“Doing more with less” seems to be the new reality for Texas’ schools, which are juggling $5.4 billion in state-level cuts to education while learning a new testing regime.
In a dispatch from Hutto, the New York Times‘ Houston correspondent Manny Fernandez chronicles how superintendents are being forced to treat their school districts like companies. As Fernandez reports, Hutto Independent School District saved $25,000 this year by cutting bus service to students living within two miles of school. “It’s buses or teachers, and we’re choosing teachers,” said Karen G. Rue, superintendent of Northwest I.S.D., near Fort Worth, which has also slashed bus service. But not all teachers were saved during the cutbacks–schools across the state have shed some 10,717 teaching jobs and eliminated 25,286 jobs altogether.

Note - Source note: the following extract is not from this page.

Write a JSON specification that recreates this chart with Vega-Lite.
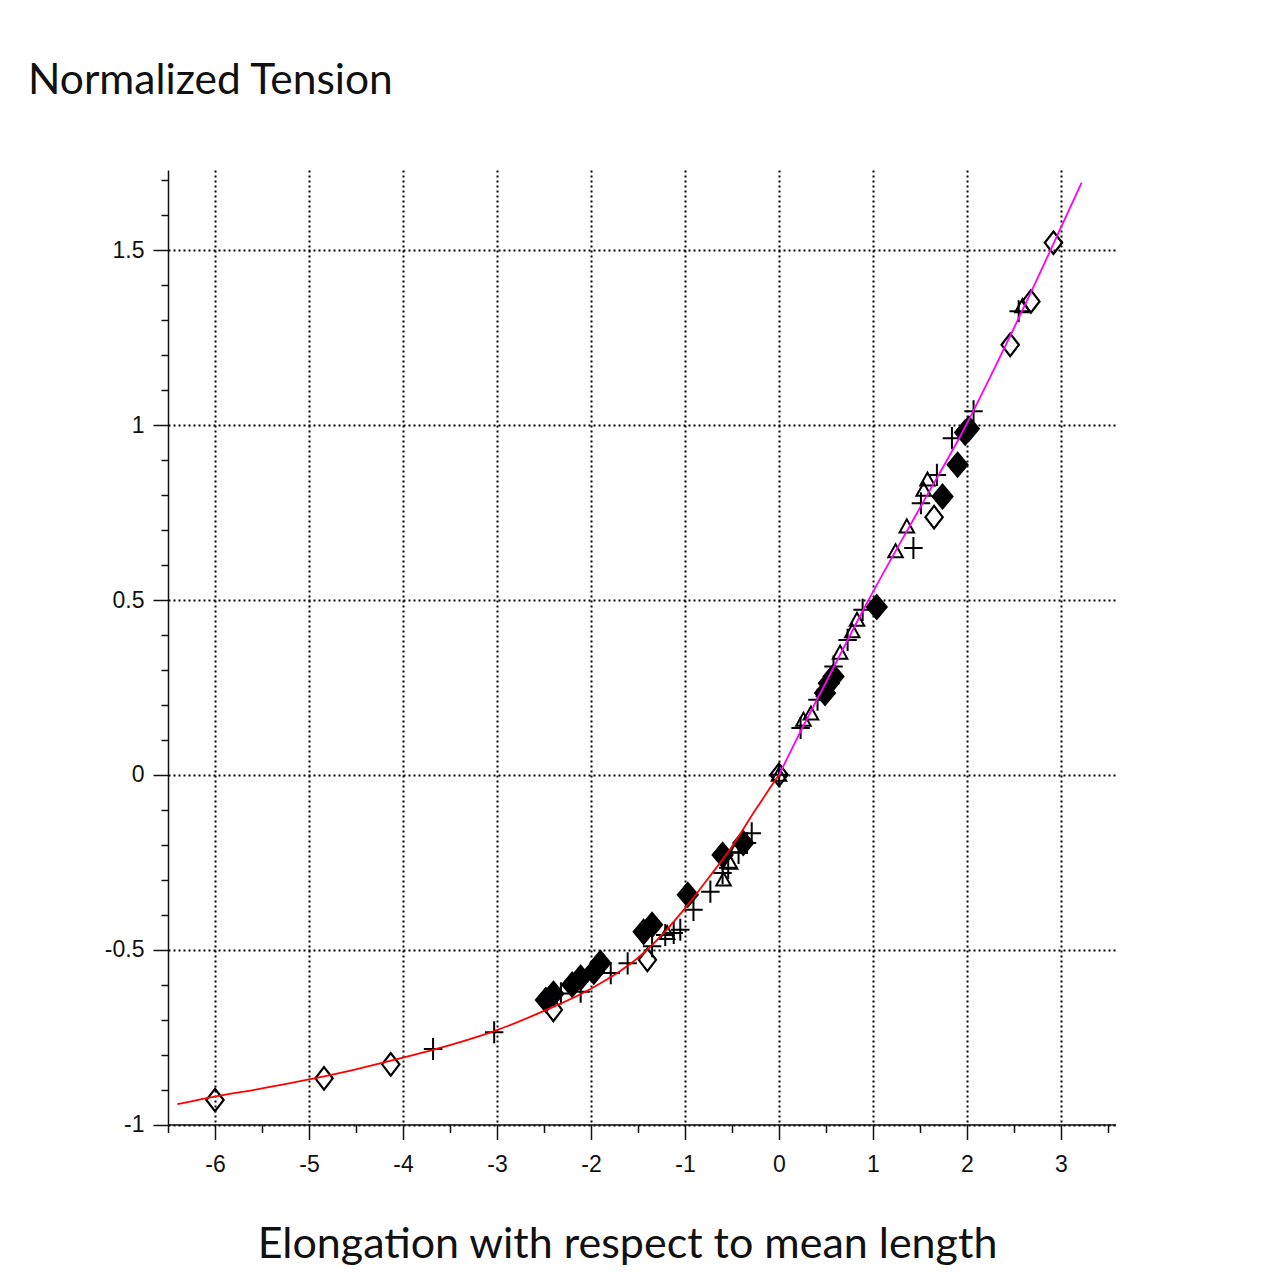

What other solutions are districts implementing in order to deal with the deepest budget cuts in state history? According to Fernandez:
Like chief executives of struggling corporations, superintendents have been cutting back on everything from paper to nurses and have had to become increasingly creative about generating revenue. They are selling advertising space on the sides of buses and on district Web sites, scaling back summer school, charging parents if their children take part in athletics or cheerleading and adding periods in the school day so fewer teachers can accommodate more students.
Thanks to the ticket-buying frenzy surrounding the record Mega Millions jackpot on March 30, the Texas Foundation School Program received roughly $37.5 million. (In Texas, almost forty percent of proceeds from the lottery ticket sales go towards this school funding program, and last month’s ticket sales were record-breaking.) But this money was just a smidgen of relief more than a jackpot for schools: “It’s a drop in the bucket,” Lisa Dawn-Fisher, the Texas Education Agency’s chief school finance officer told the Houston Chronicle. “It’s such a small fraction of the education budget.”
In the face of all this belt tightening, more than half of the state’s 1,024 school districts have joined onto five school finance lawsuits. As for the rest of the districts? Well, as Anna Whitney points out in the Texas Tribune, many of them are so strapped for cash they just can’t afford to enter the fray.